= Haldane's rule =

Observation in evolutionary biology

In humans, barring intersex conditions causing aneuploidy and other unusual states, it is the male that is heterogametic, with XY sex chromosomes.

Haldane's rule is an observation about the early stage of speciation, formulated in 1922 by the British evolutionary biologist J. B. S. Haldane, that states that if—in a species hybrid—only one sex is inviable or sterile, that sex is more likely to be the heterogametic sex. The heterogametic sex is the one with two different sex chromosomes; in therian mammals, (Note: Unlike other mammals, monotremes have more than two different sex chromosomes. The platypus has five pairs. Short-beaked echidnas have four pairs plus one female-only chromosome.) for example, this is the male.

==Overview==
Haldane himself described the rule as:

When in the F1 offspring of two different animal races one sex is absent, rare, or sterile, that sex is the heterozygous sex (heterogametic sex).

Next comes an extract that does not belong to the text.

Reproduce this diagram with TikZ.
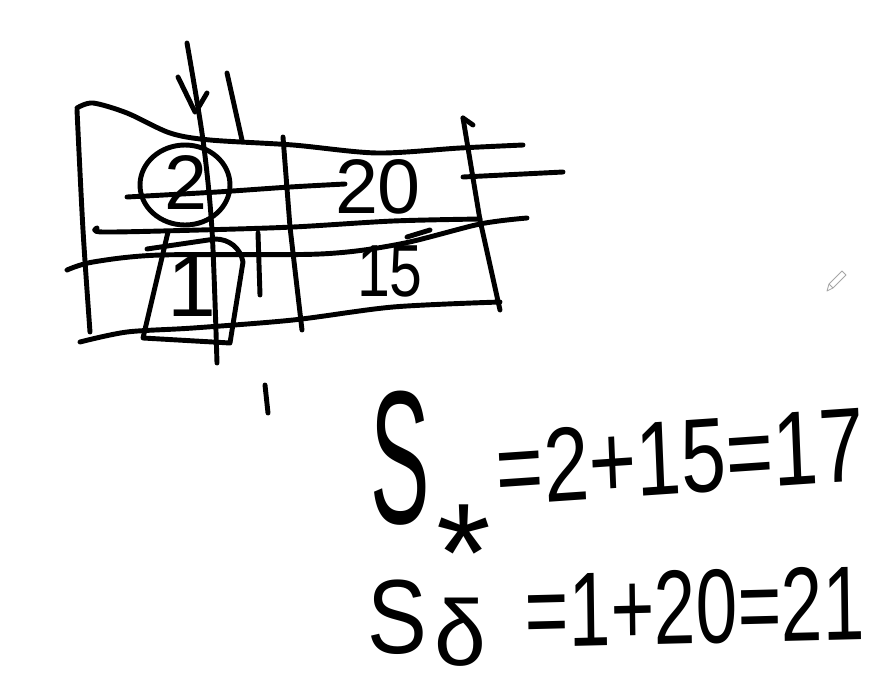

Haldane's rule applies to the vast majority of species that have heterogametic chromosomal sex determination (e.g. XX females vs. XY males, or ZW females vs. ZZ males).

The rule includes both male heterogametic (XY or XO-type sex determination, such as found in mammals and Drosophila fruit flies) and female heterogametic (ZW or Z0-type sex determination, as found in birds and butterflies), and some dioecious plants such as campions.

Hybrid dysfunction (sterility and inviability) is a major form of post-zygotic reproductive isolation, which occurs in early stages of speciation. Evolution can produce a similar pattern of isolation in a vast array of different organisms. However, the actual mechanisms leading to Haldane's rule in different taxa remain largely undefined.

==Hypotheses==
Many different hypotheses have been advanced to address the evolutionary mechanisms to produce Haldane's rule. Currently, the most popular explanation for Haldane's rule is the composite hypothesis, which divides Haldane's rule into multiple subdivisions, including sterility, inviability, male heterogamety, and female heterogamety. The composite hypothesis states that Haldane's rule in different subdivisions has different causes. Individual genetic mechanisms may not be mutually exclusive, and these mechanisms may act together to cause Haldane's rule in any given subdivision. In contrast to these views that emphasize genetic mechanisms, another view hypothesizes that population dynamics during population divergence may cause Haldane's rule.

The main genetic hypotheses are:
- Dominance: Heterogametic hybrids are affected by all X-linked alleles (be they recessive or dominant) causing incompatibilities due to divergent alleles being brought together. However, homogametic hybrids are only affected by dominant deleterious X-linked alleles. Heterogametic hybrids, which carry only a single copy of a given X-linked gene, will be affected by mutations regardless of dominance. Thus, an X-linked incompatibility between diverging populations is more likely to be expressed in the heterogametic sex than in the homogametic sex.
- The "faster male": Male genes are thought to evolve faster due to sexual selection. As a result, male sterility becomes more evident in male heterogametic taxa (XY sex determination). This hypothesis conflicts with Haldane's rule in male homogametic taxa, in which females are more affected by hybrid inferiority. It therefore only applies to male sterility in taxa with XY sex determination, according to the composite theory.
- Meiotic drive: In hybrid populations, selfish genetic elements inactivate sperm cells (i.e.: an X-linked drive factor inactivates a Y-bearing sperm and vice versa).
- The "faster X": Genes on hemizygous chromosomes may evolve more quickly by enhancing selection on possible recessive alleles causing a larger effect in reproductive isolation.
- Differential selection: Hybrid incompatibilities affecting the heterogametic sex and homogametic sex are fundamentally different isolating mechanisms, which makes heterogametic inferiority (sterility/inviability) more visible or preserved in nature.

Data from multiple phylogenetic groups support a combination of dominance and faster X-chromosome theories. However, it has recently been argued that dominance theory can not explain Haldane's rule in marsupials since both sexes experience the same incompatibilities due to paternal X-inactivation in females.

The dominance hypothesis is the core of the composite theory, and X-linked recessive/dominance effects have been demonstrated in many cases to cause hybrid incompatibilities. There is also supporting evidence for the faster male and meiotic drive hypotheses. For example, a significant reduction of male-driven gene flow is observed in Asian elephants, suggesting faster evolution of male traits.

Although the rule was initially stated in context of diploid organisms with chromosomal sex determination, it has recently been argued that it can be extended to certain species lacking chromosomal sex determination, such as haplodiploids and hermaphrodites.

==Exceptions==
In some instances, the homogametic sex turns out to be inviable while the heterogametic sex is viable and fertile. This is seen in the Drosophila melanogaster species subgroup, where an X-chromosomal Zhr repeat sequence prevents chromosome segregation during mitosis in hybrids. Differentially acquired meiotic drives also play a role in these flies.